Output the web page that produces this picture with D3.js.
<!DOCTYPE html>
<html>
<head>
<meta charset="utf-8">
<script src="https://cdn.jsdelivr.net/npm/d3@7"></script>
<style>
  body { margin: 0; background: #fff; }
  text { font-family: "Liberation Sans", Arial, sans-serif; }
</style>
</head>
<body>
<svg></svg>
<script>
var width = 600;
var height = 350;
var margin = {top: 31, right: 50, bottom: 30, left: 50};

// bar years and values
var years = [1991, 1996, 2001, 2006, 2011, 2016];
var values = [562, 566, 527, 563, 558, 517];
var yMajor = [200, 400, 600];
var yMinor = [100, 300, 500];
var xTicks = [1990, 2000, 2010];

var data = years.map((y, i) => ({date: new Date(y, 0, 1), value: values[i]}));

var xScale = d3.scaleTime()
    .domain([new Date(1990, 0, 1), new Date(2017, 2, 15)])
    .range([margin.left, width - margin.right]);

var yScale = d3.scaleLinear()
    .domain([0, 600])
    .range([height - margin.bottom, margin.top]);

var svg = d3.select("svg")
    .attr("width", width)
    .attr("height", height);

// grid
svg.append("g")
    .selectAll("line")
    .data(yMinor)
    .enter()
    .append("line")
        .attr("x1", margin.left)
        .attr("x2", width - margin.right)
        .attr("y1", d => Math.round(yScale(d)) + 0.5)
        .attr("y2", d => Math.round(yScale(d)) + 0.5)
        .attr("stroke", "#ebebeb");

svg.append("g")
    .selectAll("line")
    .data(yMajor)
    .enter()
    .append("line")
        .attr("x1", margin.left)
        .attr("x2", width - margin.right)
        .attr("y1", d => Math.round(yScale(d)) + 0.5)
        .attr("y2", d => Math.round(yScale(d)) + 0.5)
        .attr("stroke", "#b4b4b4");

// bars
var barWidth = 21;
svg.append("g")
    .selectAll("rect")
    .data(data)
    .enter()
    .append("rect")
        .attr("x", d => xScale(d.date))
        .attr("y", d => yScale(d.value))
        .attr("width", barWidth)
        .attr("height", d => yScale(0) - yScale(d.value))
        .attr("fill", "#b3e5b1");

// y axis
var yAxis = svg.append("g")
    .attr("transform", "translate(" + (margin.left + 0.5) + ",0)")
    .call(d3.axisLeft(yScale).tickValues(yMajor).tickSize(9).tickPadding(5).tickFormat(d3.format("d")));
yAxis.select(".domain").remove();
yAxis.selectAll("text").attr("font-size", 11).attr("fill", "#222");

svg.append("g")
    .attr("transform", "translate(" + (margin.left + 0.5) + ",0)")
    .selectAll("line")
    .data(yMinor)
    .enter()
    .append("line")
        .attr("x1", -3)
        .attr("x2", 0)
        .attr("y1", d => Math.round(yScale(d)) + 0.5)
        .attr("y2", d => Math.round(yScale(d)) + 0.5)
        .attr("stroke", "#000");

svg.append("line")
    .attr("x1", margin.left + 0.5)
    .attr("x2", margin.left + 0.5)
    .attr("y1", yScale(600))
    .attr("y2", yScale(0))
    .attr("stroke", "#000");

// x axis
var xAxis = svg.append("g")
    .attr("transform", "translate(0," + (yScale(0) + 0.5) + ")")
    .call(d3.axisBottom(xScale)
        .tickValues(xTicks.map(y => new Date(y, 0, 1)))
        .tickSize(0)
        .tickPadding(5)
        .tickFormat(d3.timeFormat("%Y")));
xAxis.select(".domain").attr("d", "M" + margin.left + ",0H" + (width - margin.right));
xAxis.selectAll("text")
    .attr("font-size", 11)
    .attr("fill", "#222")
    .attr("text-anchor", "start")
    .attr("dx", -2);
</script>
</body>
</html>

* _Set task_
For the data above, state only how many lines include the word "picture".

* _Answer to the exercise_
1